Problème, l'accord s'applique également aux deux enfants du couple, âgés de 7 et 10 ans : une exigence de la compagnie Range Resources qui étonne l'avocat de la famille Hallowich :
« En 30 ans de pratique, je n'ai jamais vu une telle requête »
, a assuré Peter Villari au juge chargé de valider l'accord. Les parents, qui représentent légalement leurs enfants mineurs, ont donc été contraints de sacrifier leur liberté d'expression, garantie par le sacro-saint premier amendement de la Constitution américaine.
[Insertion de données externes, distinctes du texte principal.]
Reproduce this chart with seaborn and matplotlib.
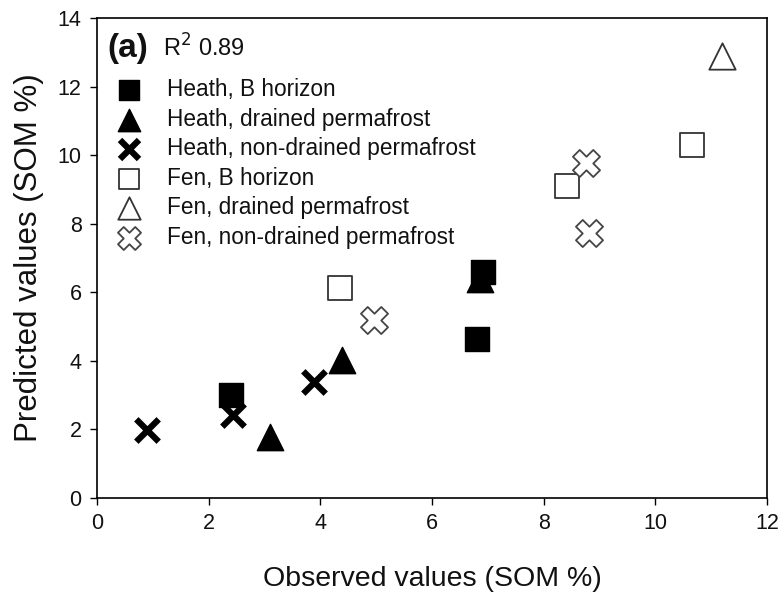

« Pour la sécurité et la santé de nos enfants, nous devions les retirer de cet endroit »
, se justifie leur mère. Reste désormais à s'assurer que les enfants sauront tenir leur langue. Pas facile, alors que la famille vit toujours en Pennsylvanie, région reine du gaz de schiste, qui génère de nombreux emplois.
« Nous pouvons les prévenir de ce qu'ils peuvent dire ou ne pas dire. Mais lorsqu'ils sont dans la cour de récréation... »
, s'inquiète déjà leur père, Chris Hallowich. Devant le tollé provoqué par l'affaire, l'entreprise Range Resources a démenti les informations du Pittsburgh Post Gazette, pourtant basées sur un compte-rendu d'audience du tribunal de Washington :
« Il n'a jamais été question d'appliquer l'accord aux enfants, mais seulement aux parents. Il n'est pas fait mention des parents dans l'accord »
, a déclaré son porte-parole, Matt Pitzarella. Des déclarations accueillies avec méfiance par l'avocat de la famille Hallowich :
« C'est peut-être leur position aujourd'hui, à cause des répercussions dans la presse. Mais ce n'était pas leur position face au juge durant l'audience, tel que formulée par leur avocat M. Swetz »
Ce culte du secret qui entoure le gaz de schiste est dénoncé par les associations écologistes. À leurs yeux, il témoigne d'une volonté des compagnies de cacher les preuves des problèmes de l'impact écologique de son exploitation.